The National Organic Program (NOP) and the US Agricultural Marketing Service (AMS) announced earlier this month that some shipments of imported feed grains corn and soy were fraudulently labeled as organic.
To prevent fraudulent shipments in the future, the NOP and AMS have already made some changes to the import process, the AMS said.
Additional steps are being considered to “strength the global organic control system,” said AMS. The agency also is asking the National Organic Standards Board (NOSB) to weigh in on potential oversight and control procedures.
“AMS is exploring additional measures that could be developed to strengthen the global organic control system,” it said. “AMS is requesting that the National Organic Standards Board (NOSB) provide recommendations on improving the oversight and control procedures that are used by AMS, certifiers, and operations to verify organic claims for imported organic products.”
However, they are not the only organization with suggestions on how to toughen regulations; the organic industry watchdog organization Cornucopia Institute recently submitted a formal petition with suggestions to improve import scrutiny.
“We’re pleased to see that the NOP requested the NOSB make recommendations,” Anne Ross, farm policy analyst with the institute, told FeedNavigator. “Some of them were specifically included in our petition – we think that’s been an effective way to get more attention on this issue.”
“Ultimately what we’re trying to do is get the USDA to adopt more stringent regulations that will protect the integrity of the grains produced here,” she added.
Steps taken and suggested
Currently certifiers accredited by the US Department of Agriculture (USDA) establish integrity for organic grain imports, said the AMS.
The time period for publically listing enforcement actions taken has already been shortened, said the agency.

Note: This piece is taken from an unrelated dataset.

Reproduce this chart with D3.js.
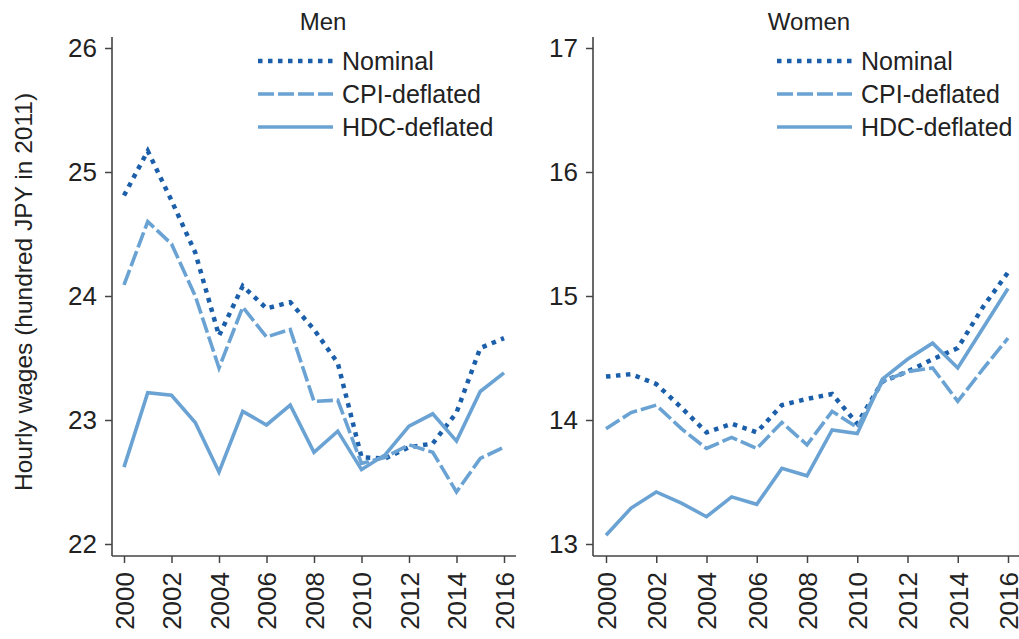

It also has asked certifiers in Turkey and Eastern Europe to complete unannounced inspections and audit trail verifications.
Additionally, certifiers have expanded sampling and testing processes from shipments of organic corn destined for the US to include corn, soy, wheat, flax, sunflower meal and edible dry beans, the agency said.
Training has been increased for certifiers and handlers, the agency said. “The goal of this training is to educate participants about how to apply the USDA organic regulations in these settings,” it added.
The agency also is working with the USDA’s Animal and Plant Health Inspection Service (APHIS) Plant Protection and Quarantine program and US Customs and Boarder Protection to improve oversight of organic products at ports of entry, said AMS. The project seeks to develop controls to stop fumigated products being sold in the organic market.
The Cornucopia Institute has been tracking the potential of grains incorrectly labeled as organic being imported for several years, it reported.
“Our domestic organic grain producers saw the prices they were getting for their grains falling and it had long been suspected that some of the cheaper imports were not held to the same standards,” said Ross. “Then it was confirmed in the three large shipments that came in.”
In addition to the suggestions put forward by the NOP, the institute has several areas where it would like to see more attention paid, she said. These include certifying all groups involved in the import process.
“There have been entities that have not been required to be certified under the current rules, like brokers or traders, and if they take ownership or drive movements of organic grains then they should be reviewed as well,” she said.
Other areas for increased scrutiny would be to require that all shipments from high-risk areas be audited back to the originating farm, she said. Currently audits of that nature are done on a discretionary basis.
“We need to formalize this so it’s done across the board, and not just at the discretion of certifiers,” Ross added.
Importing mislabeled or fraudulently labeled feed grains raises concerns about the integrity of the organic label, she said. “We think if changes aren’t made then consumer confidence could be compromised,” she added.
That lack of confidence also could harm domestic producers of organic grains and feeds, she said. “If people don’t think they’re getting what they pay for, it won’t sustain demand,” she added.
Looking forward, the group is planning to continue its call for stringent regulatory practices, she said. It also is working to highlight feed producers who use only organic grains sourced from North America.
“We’re doing some marketplace work and surveying some feed supplies to find out where they’re sourcing their grains,” she said. “Those who are willing to share and who are sourcing from only domestic farmers, we’re going to highlight those.”